`Household Saints' Digs Into Religious Themes

Nancy Savoca's touching film pushes moviegoers to think for themselves

ONE movie at a time, women continue to challenge the long-held male domination of American film. Recent examples of this effort, from ``The Ballad of Little Jo'' to ``The Joy Luck Club'' and ``Boxing Helena,'' show female directors and writers tackling difficult subjects that relate to women on social as well as cinematic grounds.

These include family relations, issues of equality and independence, and freedom from both oppression and idealization by power-wielding men. While far from perfect, the films raise questions and provoke thought in ways that few pictures from Hollywood's old-boy network care to do.

The most fascinating of the latest woman-made movies is ``Household Saints,'' directed by Nancy Savoca from a screenplay she wrote with Richard Guay, based on a novel by Francine Prose.

This film has a structural flaw - its first and second halves are not well-integrated with each other - that may confuse moviegoers and prevent the picture from finding the audience it deserves. For spectators who open their hearts to its deeply felt story, however, it offers rich rewards.

The story begins as a comedy-drama about broadly drawn Italian-American characters, showing how a butcher named Joseph Santangelo wins the hand of young Catherine Falconetti from her father in a late-night pinochle game.

Catherine doesn't like the idea of an arranged marriage - this isn't the Old Country, she spiritedly reminds her dad - but no better prospects have come along. So she marries Joe, moves into his home, and sets about coping with his strong-willed mother, who has a story, a saying, and a superstition to suit every conceivable occasion.
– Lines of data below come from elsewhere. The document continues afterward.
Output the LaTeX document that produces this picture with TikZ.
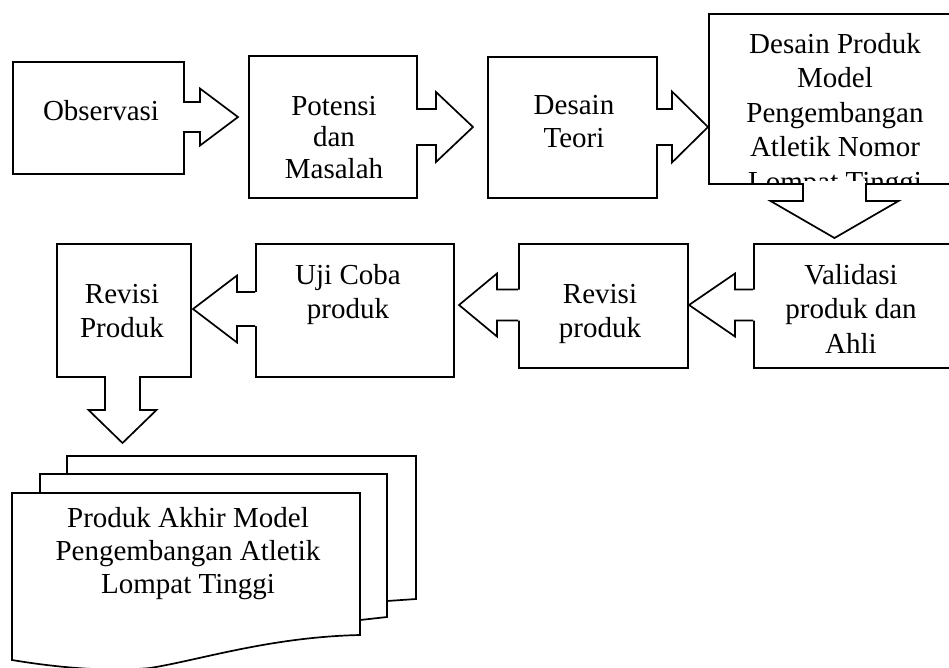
\documentclass[tikz,border=0pt]{standalone}
\usepackage{fontspec}
\setmainfont{Liberation Serif}
\tikzset{
  bx/.style={draw, line width=1.7pt, fill=white, inner sep=0pt, anchor=north west},
  lbl/.style={font=\fontsize{29}{33}\selectfont, align=center, inner sep=0pt},
  lblw/.style={lbl, font=\fontsize{29}{34.5}\selectfont},
  lbln/.style={lbl, font=\fontsize{29}{31.5}\selectfont},
  ln/.style={line width=1.7pt, line join=miter},
}
% horizontal block arrow: x0 (box edge), x1 (head base), xt (tip), ym, shaft half, head half, fill start
\newcommand\harr[7]{%
  \fill[white] (#7,#4-#5) -- (#2,#4-#5) -- (#2,#4-#6) -- (#3,#4) -- (#2,#4+#6) -- (#2,#4+#5) -- (#7,#4+#5) -- cycle;
  \draw[ln] (#1,#4-#5) -- (#2,#4-#5) -- (#2,#4-#6) -- (#3,#4) -- (#2,#4+#6) -- (#2,#4+#5) -- (#1,#4+#5);}
% vertical block arrow: y0, y1, yt, xm, shaft half, head half, fill start
\newcommand\varr[7]{%
  \fill[white] (#4-#5,#7) -- (#4-#5,#2) -- (#4-#6,#2) -- (#4,#3) -- (#4+#6,#2) -- (#4+#5,#2) -- (#4+#5,#7) -- cycle;
  \draw[ln] (#4-#5,#1) -- (#4-#5,#2) -- (#4-#6,#2) -- (#4,#3) -- (#4+#6,#2) -- (#4+#5,#2) -- (#4+#5,#1);}
\begin{document}
\begin{tikzpicture}[x=1pt,y=-1pt]
\useasboundingbox (0,0) rectangle (949,667);
\clip (0,0) rectangle (949,667);
\fill[white] (0,0) rectangle (949,667);
% boxes
\node[bx, minimum width=171pt, minimum height=112pt] (obs) at (12,61) {};
\node[bx, minimum width=168pt, minimum height=142pt] (pot) at (248,55) {};
\node[bx, minimum width=169pt, minimum height=141pt] (teo) at (487,56) {};
\node[bx, minimum width=260pt, minimum height=170pt] (dp) at (708,13) {};
\node[bx, minimum width=220pt, minimum height=124pt] (val) at (753,243) {};
\node[bx, minimum width=169pt, minimum height=124pt] (rp) at (518,243) {};
\node[bx, minimum width=198pt, minimum height=133pt] (uji) at (255,243) {};
\node[bx, minimum width=134pt, minimum height=133pt] (rev) at (56,243) {};
% text
\node[lbl, anchor=base] (tobs) at (101,120) {Observasi};
\node[lbln, anchor=north] (tpot) at (334,96) {Potensi\\dan\\Masalah};
\node[lbl, anchor=north] (tteo) at (574,95) {Desain\\Teori};
\begin{scope}
  \clip (710,14) rectangle (949,182);
  \node[lblw, anchor=north] (tdp) at (835,33) {Desain Produk\\Model\\Pengembangan\\Atletik Nomor\\Lompat Tinggi};
\end{scope}
\node[lblw, anchor=north] (tval) at (851,264) {Validasi\\produk dan\\Ahli};
\node[lblw, anchor=north] (trp) at (600,284) {Revisi\\produk};
\node[lblw, anchor=north] (tuji) at (348,264) {Uji Coba\\produk};
\node[lblw, anchor=north] (trev) at (122,284) {Revisi\\Produk};
% arrows
\harr{183}{200}{238}{117}{15}{28.5}{181}
\harr{416}{436}{473}{127}{18}{35}{414}
\harr{656}{672}{708}{127}{18}{35.5}{654}
\varr{183}{201}{238}{834.5}{31.5}{64}{181}
\harr{753}{735}{689}{305}{15.5}{31.5}{755}
\harr{518}{497}{459}{305}{15.5}{31.5}{520}
\harr{255}{237}{193}{309}{17}{33.5}{257}
\varr{376}{410}{443}{122.5}{17.5}{34}{374}
% multi-document
\draw[ln, fill=white] (67,456) -- (416,456) -- (416,599) -- (387,601) -- (67,601) -- cycle;
\draw[ln, fill=white] (40,474) -- (387,474) -- (387,617) -- (360,620) -- (40,620) -- cycle;
\draw[ln, fill=white] (12,493) -- (360,493) -- (360,635)
   .. controls (270,637) and (200,660) .. (150,668)
   .. controls (110,672) and (60,668) .. (12,660) -- cycle;
\node[lbl, anchor=north] (tdoc) at (188,507) {Produk Akhir Model\\Pengembangan Atletik\\Lompat Tinggi};
\end{tikzpicture}
\end{document}
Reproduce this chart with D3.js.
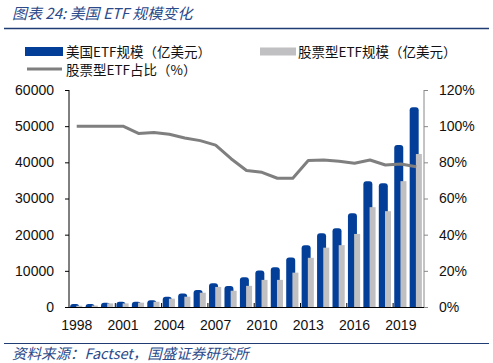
<!DOCTYPE html>
<html><head><meta charset="utf-8">
<script src="https://cdn.jsdelivr.net/npm/d3@7"></script>
<style>
html,body{margin:0;padding:0;background:#fff;}
svg{display:block;}
</style></head>
<body>
<svg id="c" width="493" height="363"></svg>
<script>
const years = [1998,1999,2000,2001,2002,2003,2004,2005,2006,2007,2008,2009,2010,2011,2012,2013,2014,2015,2016,2017,2018,2019,2020];
const totalAUM = [800,800,1200,1450,1450,1900,2800,3700,4700,6600,5800,8200,10100,11000,13700,17100,20400,21800,25900,34800,34200,44800,55200];
const equityAUM = [350,400,1000,1000,1200,1450,2300,2850,3950,5550,4500,5850,7500,7500,9500,13600,16400,17100,20200,27600,26500,34800,42300];
const equityShare = [100,100,100,100,96,96.5,95.5,93.5,92,89.5,82,75.5,74.5,71.2,71.2,81,81.3,80.6,79.5,81.3,78.5,79.1,77.6];
const leftTicks = [0,10000,20000,30000,40000,50000,60000];
const rightTicks = [0,20,40,60,80,100,120];
const xLabelYears = [1998,2001,2004,2007,2010,2013,2016,2019];

const title = "图表 24:  美国 ETF 规模变化";
const source = "资料来源：Factset，国盛证券研究所";
const legendNames = ["美国ETF规模（亿美元）","股票型ETF规模（亿美元）","股票型ETF占比（%）"];

const BLUE = "#033F98", GREY = "#C0C0C2", LINE = "#7F7F7F", TXT = "#2B4A8A";
const svg = d3.select("#c");
const FONT = "'Liberation Sans', Arial, sans-serif";

const L = 69, R = 424, T = 90, B = 307;
const x = d3.scaleBand().domain(years).range([L, R]).paddingInner(0).paddingOuter(0);
const yL = d3.scaleLinear().domain([0, 60000]).range([B, T]);
const yR = d3.scaleLinear().domain([0, 120]).range([B, T]);

// title
svg.append("text").attr("x", 12).attr("y", 19).attr("fill", TXT)
  .attr("font-family", "'Noto Sans CJK SC', sans-serif").attr("font-style", "italic")
  .attr("font-size", 15).text(title);
svg.append("line").attr("x1", 4).attr("x2", 489).attr("y1", 28.5).attr("y2", 28.5)
  .attr("stroke", "#1F3C74").attr("stroke-width", 1.5);

// legend
const lg = svg.append("g").attr("font-family", "'Noto Sans CJK SC', sans-serif").attr("font-size", 13.5).attr("fill", "#111");
lg.append("rect").attr("x", 25).attr("y", 47).attr("width", 38).attr("height", 9).attr("fill", BLUE);
lg.append("text").attr("x", 66).attr("y", 56.5).text(legendNames[0]);
lg.append("rect").attr("x", 260).attr("y", 47.5).attr("width", 36).attr("height", 8).attr("fill", GREY);
lg.append("text").attr("x", 298).attr("y", 56.5).text(legendNames[1]);
lg.append("line").attr("x1", 27).attr("x2", 62).attr("y1", 69).attr("y2", 69).attr("stroke", LINE).attr("stroke-width", 3);
lg.append("text").attr("x", 66).attr("y", 75).text(legendNames[2]);

// bars
const bw = x.bandwidth();
const blueW = 9, greyW = 6;
function roundTop(x0, w, yTop, yBot, r) {
  r = Math.min(r, w/2, (yBot - yTop));
  return `M${x0},${yBot}V${yTop + r}Q${x0},${yTop} ${x0 + r},${yTop}H${x0 + w - r}Q${x0 + w},${yTop} ${x0 + w},${yTop + r}V${yBot}Z`;
}
svg.append("g").selectAll("path").data(years).join("path")
  .attr("fill", BLUE)
  .attr("d", (d, i) => {
    const c = x(d) + bw / 2;
    return roundTop(c - 6.6, blueW, yL(totalAUM[i]), B, 3);
  });
svg.append("g").selectAll("rect").data(years).join("rect")
  .attr("fill", GREY)
  .attr("x", d => x(d) + bw / 2 - 0.4)
  .attr("width", greyW)
  .attr("y", (d, i) => yL(equityAUM[i]))
  .attr("height", (d, i) => B - yL(equityAUM[i]));

// line
const line = d3.line().x((d, i) => x(years[i]) + bw / 2).y(d => yR(d));
svg.append("path").datum(equityShare).attr("d", line)
  .attr("fill", "none").attr("stroke", LINE).attr("stroke-width", 3).attr("stroke-linejoin", "round");

// left axis
const axL = svg.append("g").attr("transform", `translate(${L},0)`)
  .call(d3.axisLeft(yL).tickValues(leftTicks).tickSize(4).tickPadding(11).tickFormat(d3.format("d")));
axL.select(".domain").attr("stroke", "#000").attr("d", `M0,${T}V${B}`);
axL.selectAll(".tick line").attr("stroke", "#000");
axL.selectAll("text").attr("font-family", FONT).attr("font-size", 14).attr("fill", "#111");

// right axis
const axR = svg.append("g").attr("transform", `translate(${R},0)`)
  .call(d3.axisRight(yR).tickValues(rightTicks).tickSize(4).tickPadding(11).tickFormat(d => d + "%"));
axR.select(".domain").attr("stroke", "#888").attr("d", `M0,${T}V${B}`);
axR.selectAll(".tick line").attr("stroke", "#888");
axR.selectAll("text").attr("font-family", FONT).attr("font-size", 14).attr("fill", "#111");

// x axis
svg.append("line").attr("x1", L).attr("x2", R).attr("y1", B + 0.5).attr("y2", B + 0.5).attr("stroke", "#000").attr("stroke-width", 1);
const bx = svg.append("g");
years.forEach((d, i) => {
  if (i > 0 && i % 3 === 0) {
    bx.append("line").attr("x1", x(d)).attr("x2", x(d)).attr("y1", B - 4).attr("y2", B).attr("stroke", "#000");
  }
});
const xa = svg.append("g").attr("transform", `translate(0,${B})`)
  .call(d3.axisBottom(x).tickValues(xLabelYears).tickSize(0).tickPadding(13));
xa.select(".domain").remove();
xa.selectAll("text").attr("font-family", FONT).attr("font-size", 14).attr("fill", "#111");

// footer
svg.append("line").attr("x1", 4).attr("x2", 489).attr("y1", 343.5).attr("y2", 343.5)
  .attr("stroke", "#1F3C74").attr("stroke-width", 1.2);
svg.append("text").attr("x", 12).attr("y", 359).attr("fill", TXT)
  .attr("font-family", "'Noto Sans CJK SC', sans-serif").attr("font-style", "italic")
  .attr("font-size", 14.5).text(source);
</script>
</body></html>
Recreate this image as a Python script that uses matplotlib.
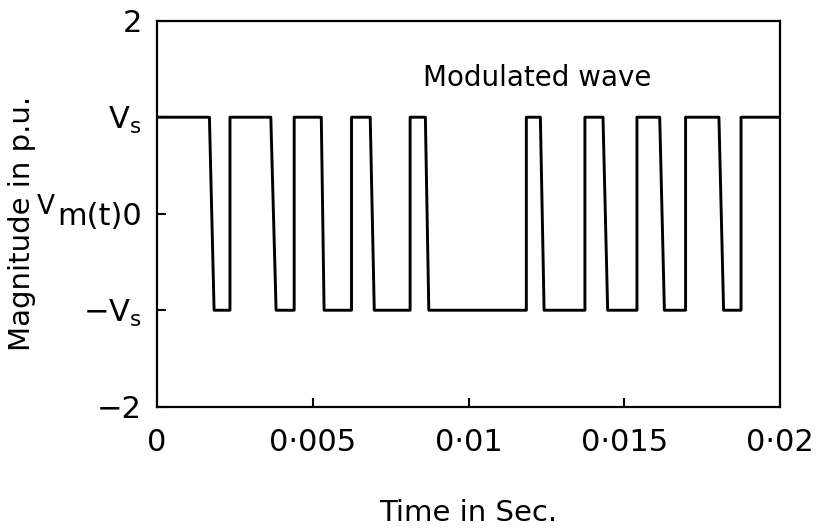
import numpy as np
import matplotlib
matplotlib.use("Agg")
import matplotlib.pyplot as plt

# switching instants (s)
fall_top = [0.00168, 0.00365, 0.00527, 0.00684, 0.00861, 0.01230, 0.01431, 0.01613, 0.01803]
fall_bot = [0.00183, 0.00382, 0.00536, 0.00697, 0.00872, 0.01242, 0.01446, 0.01628, 0.01818]
rise = [0.00234, 0.00440, 0.00624, 0.00812, 0.01185, 0.01373, 0.01540, 0.01696, 0.01874]
vs = 1.0
t_end = 0.02

xticks = [0, 0.005, 0.01, 0.015, 0.02]
xticklabels = ['0', '0\u00b7005', '0\u00b701', '0\u00b7015', '0\u00b702']
yticks = [-2, -1, 0, 1, 2]
yticklabels = ['\u22122', '\u2212$\\mathregular{V_s}$', 'm(t)0', '$\\mathregular{V_s}$', '2']

# build the step wave
t = [0.0]
v = [vs]
for a, b, r in zip(fall_top, fall_bot, rise):
    t += [a, b, r, r]
    v += [vs, -vs, -vs, vs]
t.append(t_end)
v.append(vs)

fig = plt.figure(figsize=(8.31, 5.31), dpi=100)
ax = fig.add_axes([0.189, 0.234, 0.750, 0.727])
ax.plot(t, v, color='black', lw=2.1, solid_joinstyle='round')

ax.set_xlim(0, 0.02)
ax.set_ylim(-2, 2)
ax.set_xticks(xticks)
ax.set_xticklabels(xticklabels)
ax.set_yticks(yticks)
ax.set_yticklabels(yticklabels)
ax.tick_params(direction='in', length=6.5, width=1.5, labelsize=22)
ax.tick_params(axis='x', pad=15)
ax.tick_params(axis='y', pad=11)
for s in ax.spines.values():
    s.set_linewidth(1.6)

# the raised "V" in front of m(t)0
ax.annotate('V', xy=(0, 0), xycoords=('axes fraction', 'data'),
            xytext=(-73.5, 5), textcoords='offset points',
            ha='right', va='center', fontsize=19)

ax.text(0.0122, 1.41, 'Modulated wave', fontsize=20, ha='center', va='center')
fig.text(0.563, 1 - 513 / 531, 'Time in Sec.', fontsize=21, ha='center', va='center')
ax.set_ylabel('Magnitude in p.u.', fontsize=21)
ax.yaxis.set_label_coords(-121 / 623, 0.474)

fig.savefig('out.png', dpi=100)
The first half of ``Household Saints'' focuses on these characters and a few others in the neighborhood, sketching a frequently amusing portrait of Italian-American folkways without breaking any new ground. But the movie undergoes a major shift when Catherine and Joe have a daughter named Teresa, who proves to be a most unusual child.

From her earliest years, she is preoccupied with questions about her Roman Catholic faith, and by high school age she's determined to become a nun. Joe rigidly opposes this - he's a religious man, but very skeptical about the church - so Teresa decides to honor God through fastidious devotion to ordinary daily activities, particularly the household tasks often thought of as thankless ``women's work.''

She carries her self-sacrifice to extremes that are obviously unwise, as when she goes through a period of refusing to eat for religious reasons. Yet she manages to function in the everyday world - going to college, finding a boyfriend, discovering sex - until she has a mystical visitation one afternoon over her ironing board. She is convinced she's been specially blessed; everyone else is convinced she's lost contact with reality. The end of the story is either tragic or triumphant, depending upon one's view of Teresa and her quest.

It would have been easy for the filmmakers to give definitive answers about Teresa, either signalling that she has become insane or showing some kind of miracle to prove that her visions are real and true. By demanding that each moviegoer come to an individual conclusion about this, ``Household Saints'' challenges its audience to think about matters that most commercial films consider too difficult, sensitive, or simply unfashionable to handle.

Equally bold is the movie's strong feminist orientation, framing Teresa's enigmas in a context of domestic chores and suggesting that even the most ordinary of these may point to a spiritual dimension.

There are numerous things wrong with ``Household Saints,'' from its two-part construction to its weak handling of subplots. Yet it remains a touching and stimulating experience, showing depths in filmmaker Savoca that were only hinted at in the finely drawn ``True Love'' and the unfortunately ragged ``Dogfight,'' her previous features.

Lili Taylor gives a brave and inventive performance as Teresa; other solid work comes from Tracey Ullman as her mother, Vincent D'Onofrio as her father, and Judith Malina as the old Italian matriarch. Jonathan Demme was the executive producer.

* ``Household Saints'' has an R rating. It contains sex, nudity, and vulgar language.